== JOB ==
Extract, in full, the lines below, beginning at the first and ending with the line that contains "return fig.add_axes([l /". Pictures do not belong in the copy.

== COLLECTED DATA ==
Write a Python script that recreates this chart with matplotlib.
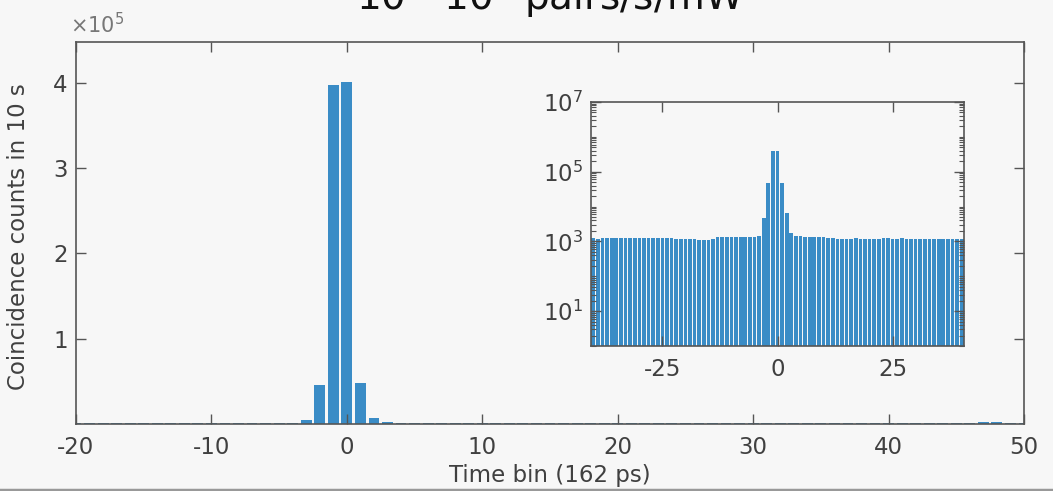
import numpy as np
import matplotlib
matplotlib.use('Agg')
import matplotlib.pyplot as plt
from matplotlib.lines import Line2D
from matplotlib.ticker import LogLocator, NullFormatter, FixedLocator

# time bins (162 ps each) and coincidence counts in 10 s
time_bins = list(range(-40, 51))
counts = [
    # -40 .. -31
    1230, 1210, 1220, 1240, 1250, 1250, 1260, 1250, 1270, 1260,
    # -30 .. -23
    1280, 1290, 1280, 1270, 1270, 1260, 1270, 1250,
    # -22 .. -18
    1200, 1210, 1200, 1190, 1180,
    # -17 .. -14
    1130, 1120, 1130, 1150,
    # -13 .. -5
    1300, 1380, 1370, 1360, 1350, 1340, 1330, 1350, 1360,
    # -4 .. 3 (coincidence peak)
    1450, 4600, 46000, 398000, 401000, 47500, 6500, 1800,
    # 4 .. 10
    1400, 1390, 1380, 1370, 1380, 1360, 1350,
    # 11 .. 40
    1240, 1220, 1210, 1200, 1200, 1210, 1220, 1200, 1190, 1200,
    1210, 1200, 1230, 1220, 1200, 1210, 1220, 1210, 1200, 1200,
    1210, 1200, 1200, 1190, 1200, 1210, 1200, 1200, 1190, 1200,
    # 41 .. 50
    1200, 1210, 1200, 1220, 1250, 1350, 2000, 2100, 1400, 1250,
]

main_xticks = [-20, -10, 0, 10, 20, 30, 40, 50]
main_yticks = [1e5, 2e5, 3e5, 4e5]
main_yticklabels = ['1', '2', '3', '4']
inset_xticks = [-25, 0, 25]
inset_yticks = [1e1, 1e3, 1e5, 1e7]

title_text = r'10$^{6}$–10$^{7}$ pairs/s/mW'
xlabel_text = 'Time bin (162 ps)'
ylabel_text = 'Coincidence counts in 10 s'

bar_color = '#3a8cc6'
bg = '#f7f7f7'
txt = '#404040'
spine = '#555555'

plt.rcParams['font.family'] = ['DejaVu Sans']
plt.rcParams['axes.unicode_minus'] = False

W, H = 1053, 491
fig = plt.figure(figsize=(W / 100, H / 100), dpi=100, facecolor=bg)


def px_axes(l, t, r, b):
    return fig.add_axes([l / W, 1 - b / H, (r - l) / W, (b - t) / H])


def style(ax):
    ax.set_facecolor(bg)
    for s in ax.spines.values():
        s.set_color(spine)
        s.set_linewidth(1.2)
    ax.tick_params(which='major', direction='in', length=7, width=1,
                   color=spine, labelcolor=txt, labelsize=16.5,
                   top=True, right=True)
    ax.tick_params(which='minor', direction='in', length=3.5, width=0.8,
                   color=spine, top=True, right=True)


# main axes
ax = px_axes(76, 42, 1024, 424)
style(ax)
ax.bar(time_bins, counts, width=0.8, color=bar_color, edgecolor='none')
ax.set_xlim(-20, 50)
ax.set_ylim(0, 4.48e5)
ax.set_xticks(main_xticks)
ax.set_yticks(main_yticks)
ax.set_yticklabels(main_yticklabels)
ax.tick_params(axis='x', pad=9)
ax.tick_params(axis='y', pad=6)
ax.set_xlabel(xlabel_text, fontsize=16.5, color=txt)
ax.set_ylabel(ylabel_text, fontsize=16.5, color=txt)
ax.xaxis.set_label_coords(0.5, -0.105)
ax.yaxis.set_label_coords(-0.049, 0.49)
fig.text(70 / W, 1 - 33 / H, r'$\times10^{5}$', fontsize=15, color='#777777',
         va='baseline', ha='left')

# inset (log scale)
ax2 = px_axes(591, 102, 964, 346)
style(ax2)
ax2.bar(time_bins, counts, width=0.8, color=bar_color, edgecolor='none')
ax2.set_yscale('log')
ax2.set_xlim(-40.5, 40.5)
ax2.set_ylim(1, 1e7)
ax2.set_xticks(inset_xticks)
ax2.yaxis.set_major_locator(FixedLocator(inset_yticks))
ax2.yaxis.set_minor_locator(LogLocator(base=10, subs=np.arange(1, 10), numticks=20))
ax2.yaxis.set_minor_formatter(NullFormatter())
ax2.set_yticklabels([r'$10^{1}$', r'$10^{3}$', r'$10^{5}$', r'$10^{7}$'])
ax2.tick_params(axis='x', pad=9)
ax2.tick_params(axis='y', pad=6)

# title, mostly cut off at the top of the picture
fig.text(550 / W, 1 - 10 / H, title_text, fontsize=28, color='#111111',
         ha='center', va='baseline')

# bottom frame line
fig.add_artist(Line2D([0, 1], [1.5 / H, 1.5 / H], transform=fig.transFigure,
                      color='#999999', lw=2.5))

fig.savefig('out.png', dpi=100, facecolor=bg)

== RESPONSE FOR THIS EXERCISE ==
Write a Python script that recreates this chart with matplotlib.
import numpy as np
import matplotlib
matplotlib.use('Agg')
import matplotlib.pyplot as plt
from matplotlib.lines import Line2D
from matplotlib.ticker import LogLocator, NullFormatter, FixedLocator

# time bins (162 ps each) and coincidence counts in 10 s
time_bins = list(range(-40, 51))
counts = [
    # -40 .. -31
    1230, 1210, 1220, 1240, 1250, 1250, 1260, 1250, 1270, 1260,
    # -30 .. -23
    1280, 1290, 1280, 1270, 1270, 1260, 1270, 1250,
    # -22 .. -18
    1200, 1210, 1200, 1190, 1180,
    # -17 .. -14
    1130, 1120, 1130, 1150,
    # -13 .. -5
    1300, 1380, 1370, 1360, 1350, 1340, 1330, 1350, 1360,
    # -4 .. 3 (coincidence peak)
    1450, 4600, 46000, 398000, 401000, 47500, 6500, 1800,
    # 4 .. 10
    1400, 1390, 1380, 1370, 1380, 1360, 1350,
    # 11 .. 40
    1240, 1220, 1210, 1200, 1200, 1210, 1220, 1200, 1190, 1200,
    1210, 1200, 1230, 1220, 1200, 1210, 1220, 1210, 1200, 1200,
    1210, 1200, 1200, 1190, 1200, 1210, 1200, 1200, 1190, 1200,
    # 41 .. 50
    1200, 1210, 1200, 1220, 1250, 1350, 2000, 2100, 1400, 1250,
]

main_xticks = [-20, -10, 0, 10, 20, 30, 40, 50]
main_yticks = [1e5, 2e5, 3e5, 4e5]
main_yticklabels = ['1', '2', '3', '4']
inset_xticks = [-25, 0, 25]
inset_yticks = [1e1, 1e3, 1e5, 1e7]

title_text = r'10$^{6}$–10$^{7}$ pairs/s/mW'
xlabel_text = 'Time bin (162 ps)'
ylabel_text = 'Coincidence counts in 10 s'

bar_color = '#3a8cc6'
bg = '#f7f7f7'
txt = '#404040'
spine = '#555555'

plt.rcParams['font.family'] = ['DejaVu Sans']
plt.rcParams['axes.unicode_minus'] = False

W, H = 1053, 491
fig = plt.figure(figsize=(W / 100, H / 100), dpi=100, facecolor=bg)


def px_axes(l, t, r, b):
    return fig.add_axes([l / W, 1 - b / H, (r - l) / W, (b - t) / H])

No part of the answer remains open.